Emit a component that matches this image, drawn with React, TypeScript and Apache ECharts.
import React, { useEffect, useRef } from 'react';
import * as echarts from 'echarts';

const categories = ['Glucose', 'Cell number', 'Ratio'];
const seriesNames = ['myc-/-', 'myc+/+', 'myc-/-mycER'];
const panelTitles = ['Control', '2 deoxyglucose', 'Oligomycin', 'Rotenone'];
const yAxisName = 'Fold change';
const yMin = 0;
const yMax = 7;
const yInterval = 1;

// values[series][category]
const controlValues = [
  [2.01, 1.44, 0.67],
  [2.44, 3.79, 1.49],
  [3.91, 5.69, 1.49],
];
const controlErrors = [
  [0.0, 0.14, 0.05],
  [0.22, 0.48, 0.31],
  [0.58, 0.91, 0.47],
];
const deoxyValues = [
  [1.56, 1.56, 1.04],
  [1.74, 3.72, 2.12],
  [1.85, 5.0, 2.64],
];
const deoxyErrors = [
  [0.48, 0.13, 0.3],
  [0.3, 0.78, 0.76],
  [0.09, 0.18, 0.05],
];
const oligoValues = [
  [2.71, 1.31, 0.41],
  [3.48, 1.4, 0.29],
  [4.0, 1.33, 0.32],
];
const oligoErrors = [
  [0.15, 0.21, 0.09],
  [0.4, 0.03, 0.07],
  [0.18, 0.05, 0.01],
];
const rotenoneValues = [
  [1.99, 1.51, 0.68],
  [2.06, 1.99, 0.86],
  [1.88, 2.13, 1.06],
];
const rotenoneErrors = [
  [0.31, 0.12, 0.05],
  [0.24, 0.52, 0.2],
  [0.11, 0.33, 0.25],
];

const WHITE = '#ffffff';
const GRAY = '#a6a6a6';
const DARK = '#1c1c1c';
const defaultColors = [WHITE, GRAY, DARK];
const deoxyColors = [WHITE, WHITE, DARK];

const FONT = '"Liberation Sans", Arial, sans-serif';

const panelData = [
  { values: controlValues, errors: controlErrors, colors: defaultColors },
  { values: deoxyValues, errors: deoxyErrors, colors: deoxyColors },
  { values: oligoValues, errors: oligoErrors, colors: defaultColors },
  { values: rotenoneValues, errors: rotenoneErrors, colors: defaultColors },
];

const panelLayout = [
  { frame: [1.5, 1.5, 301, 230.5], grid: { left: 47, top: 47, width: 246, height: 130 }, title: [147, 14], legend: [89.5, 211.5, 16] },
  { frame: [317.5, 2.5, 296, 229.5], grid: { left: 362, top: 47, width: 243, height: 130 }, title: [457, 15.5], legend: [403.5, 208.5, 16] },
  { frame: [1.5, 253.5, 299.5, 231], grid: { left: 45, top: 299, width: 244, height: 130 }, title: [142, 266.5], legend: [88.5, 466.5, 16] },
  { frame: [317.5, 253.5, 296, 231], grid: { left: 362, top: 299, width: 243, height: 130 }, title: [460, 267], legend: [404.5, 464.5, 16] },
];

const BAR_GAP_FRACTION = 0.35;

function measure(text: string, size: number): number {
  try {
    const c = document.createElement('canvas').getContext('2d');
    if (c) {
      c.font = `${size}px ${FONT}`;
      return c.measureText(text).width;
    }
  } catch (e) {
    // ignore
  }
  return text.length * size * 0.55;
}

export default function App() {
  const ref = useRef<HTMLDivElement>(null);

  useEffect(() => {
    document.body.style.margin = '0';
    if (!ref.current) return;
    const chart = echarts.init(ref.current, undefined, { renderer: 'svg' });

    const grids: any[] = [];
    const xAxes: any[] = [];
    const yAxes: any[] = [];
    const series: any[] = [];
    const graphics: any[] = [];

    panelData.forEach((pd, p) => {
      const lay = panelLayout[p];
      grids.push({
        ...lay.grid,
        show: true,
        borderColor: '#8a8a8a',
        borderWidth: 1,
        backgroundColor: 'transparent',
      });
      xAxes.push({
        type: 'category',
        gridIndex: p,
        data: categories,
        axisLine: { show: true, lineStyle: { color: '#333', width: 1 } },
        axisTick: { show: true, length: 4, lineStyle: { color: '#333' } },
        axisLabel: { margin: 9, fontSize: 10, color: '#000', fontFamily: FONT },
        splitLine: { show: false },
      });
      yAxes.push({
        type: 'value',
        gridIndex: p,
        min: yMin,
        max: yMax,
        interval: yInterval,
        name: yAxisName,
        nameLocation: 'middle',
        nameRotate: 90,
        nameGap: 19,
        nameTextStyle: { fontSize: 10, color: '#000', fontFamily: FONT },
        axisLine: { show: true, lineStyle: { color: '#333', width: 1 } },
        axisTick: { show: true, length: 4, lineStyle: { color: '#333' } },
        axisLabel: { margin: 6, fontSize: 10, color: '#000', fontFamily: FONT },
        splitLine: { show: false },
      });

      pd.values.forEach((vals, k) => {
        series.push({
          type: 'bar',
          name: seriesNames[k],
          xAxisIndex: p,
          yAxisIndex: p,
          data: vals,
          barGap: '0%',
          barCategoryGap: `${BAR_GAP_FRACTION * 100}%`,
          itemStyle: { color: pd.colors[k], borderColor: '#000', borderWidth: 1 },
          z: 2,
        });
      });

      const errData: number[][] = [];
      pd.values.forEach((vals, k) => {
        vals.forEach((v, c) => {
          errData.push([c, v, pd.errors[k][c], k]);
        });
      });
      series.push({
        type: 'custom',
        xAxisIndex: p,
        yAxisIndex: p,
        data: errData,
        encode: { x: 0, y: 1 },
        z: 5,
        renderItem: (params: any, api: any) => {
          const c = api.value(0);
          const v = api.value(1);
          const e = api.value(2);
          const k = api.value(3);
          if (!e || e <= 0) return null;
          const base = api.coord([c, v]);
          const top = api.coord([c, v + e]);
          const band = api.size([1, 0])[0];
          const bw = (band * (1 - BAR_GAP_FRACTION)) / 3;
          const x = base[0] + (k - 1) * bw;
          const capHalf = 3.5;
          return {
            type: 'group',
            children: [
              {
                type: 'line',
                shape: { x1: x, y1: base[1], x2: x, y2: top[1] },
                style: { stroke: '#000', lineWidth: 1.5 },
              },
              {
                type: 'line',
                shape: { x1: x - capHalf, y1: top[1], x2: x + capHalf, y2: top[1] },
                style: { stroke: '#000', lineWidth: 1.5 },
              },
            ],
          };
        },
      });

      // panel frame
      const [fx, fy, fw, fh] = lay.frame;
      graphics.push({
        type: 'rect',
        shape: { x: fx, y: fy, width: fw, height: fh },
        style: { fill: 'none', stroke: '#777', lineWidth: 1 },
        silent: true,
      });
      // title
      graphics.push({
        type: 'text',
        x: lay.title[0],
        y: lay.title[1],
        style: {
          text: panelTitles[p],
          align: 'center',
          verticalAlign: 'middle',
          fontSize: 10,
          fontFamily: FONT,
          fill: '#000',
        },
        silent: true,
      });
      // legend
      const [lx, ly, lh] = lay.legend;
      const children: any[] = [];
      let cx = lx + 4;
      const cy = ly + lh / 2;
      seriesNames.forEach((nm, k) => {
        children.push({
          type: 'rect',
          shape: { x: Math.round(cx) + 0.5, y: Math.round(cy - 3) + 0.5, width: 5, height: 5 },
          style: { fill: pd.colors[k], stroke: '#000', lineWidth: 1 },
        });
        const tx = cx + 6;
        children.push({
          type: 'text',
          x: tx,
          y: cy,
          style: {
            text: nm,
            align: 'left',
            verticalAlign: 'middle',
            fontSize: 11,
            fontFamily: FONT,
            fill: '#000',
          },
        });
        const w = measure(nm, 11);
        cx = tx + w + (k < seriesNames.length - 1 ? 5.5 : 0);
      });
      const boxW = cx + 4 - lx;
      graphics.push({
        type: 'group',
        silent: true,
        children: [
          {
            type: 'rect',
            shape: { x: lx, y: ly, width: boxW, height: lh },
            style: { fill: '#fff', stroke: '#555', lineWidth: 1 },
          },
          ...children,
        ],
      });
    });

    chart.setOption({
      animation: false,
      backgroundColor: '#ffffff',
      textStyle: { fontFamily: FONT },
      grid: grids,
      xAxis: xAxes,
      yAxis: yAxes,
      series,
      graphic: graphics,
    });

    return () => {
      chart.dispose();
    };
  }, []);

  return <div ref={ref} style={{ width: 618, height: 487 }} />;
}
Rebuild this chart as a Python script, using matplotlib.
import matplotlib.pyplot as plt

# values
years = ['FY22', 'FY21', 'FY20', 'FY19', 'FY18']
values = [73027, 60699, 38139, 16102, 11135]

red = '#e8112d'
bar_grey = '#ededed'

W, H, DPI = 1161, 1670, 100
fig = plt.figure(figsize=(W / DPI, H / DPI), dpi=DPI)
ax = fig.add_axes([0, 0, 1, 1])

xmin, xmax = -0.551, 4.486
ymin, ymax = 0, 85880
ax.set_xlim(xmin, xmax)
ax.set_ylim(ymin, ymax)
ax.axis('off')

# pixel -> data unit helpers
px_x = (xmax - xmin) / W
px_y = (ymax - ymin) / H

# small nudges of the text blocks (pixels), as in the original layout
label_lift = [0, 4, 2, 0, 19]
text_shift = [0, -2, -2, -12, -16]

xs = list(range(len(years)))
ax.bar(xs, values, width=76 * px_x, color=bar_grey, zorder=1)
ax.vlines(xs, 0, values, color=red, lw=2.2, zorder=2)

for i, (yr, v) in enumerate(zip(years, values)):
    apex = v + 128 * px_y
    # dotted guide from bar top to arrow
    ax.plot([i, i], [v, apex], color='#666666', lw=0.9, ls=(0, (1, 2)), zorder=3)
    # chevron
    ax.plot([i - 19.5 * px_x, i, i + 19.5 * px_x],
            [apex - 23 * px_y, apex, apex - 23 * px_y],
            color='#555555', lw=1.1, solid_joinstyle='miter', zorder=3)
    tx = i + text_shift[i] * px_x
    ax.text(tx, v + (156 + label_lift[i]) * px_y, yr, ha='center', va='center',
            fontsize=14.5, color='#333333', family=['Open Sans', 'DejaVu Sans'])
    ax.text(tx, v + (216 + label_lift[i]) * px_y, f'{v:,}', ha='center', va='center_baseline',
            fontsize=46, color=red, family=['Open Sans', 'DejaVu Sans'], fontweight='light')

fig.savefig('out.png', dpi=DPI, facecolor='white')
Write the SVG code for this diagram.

------------------------

REQUEST
Without changing anything, quote the lines from the top of the data to the line that contains "const yInterval = 1;", including that line.

PROBLEM SOLUTION
Emit a component that matches this image, drawn with React, TypeScript and Apache ECharts.
import React, { useEffect, useRef } from 'react';
import * as echarts from 'echarts';

const categories = ['Glucose', 'Cell number', 'Ratio'];
const seriesNames = ['myc-/-', 'myc+/+', 'myc-/-mycER'];
const panelTitles = ['Control', '2 deoxyglucose', 'Oligomycin', 'Rotenone'];
const yAxisName = 'Fold change';
const yMin = 0;
const yMax = 7;
const yInterval = 1;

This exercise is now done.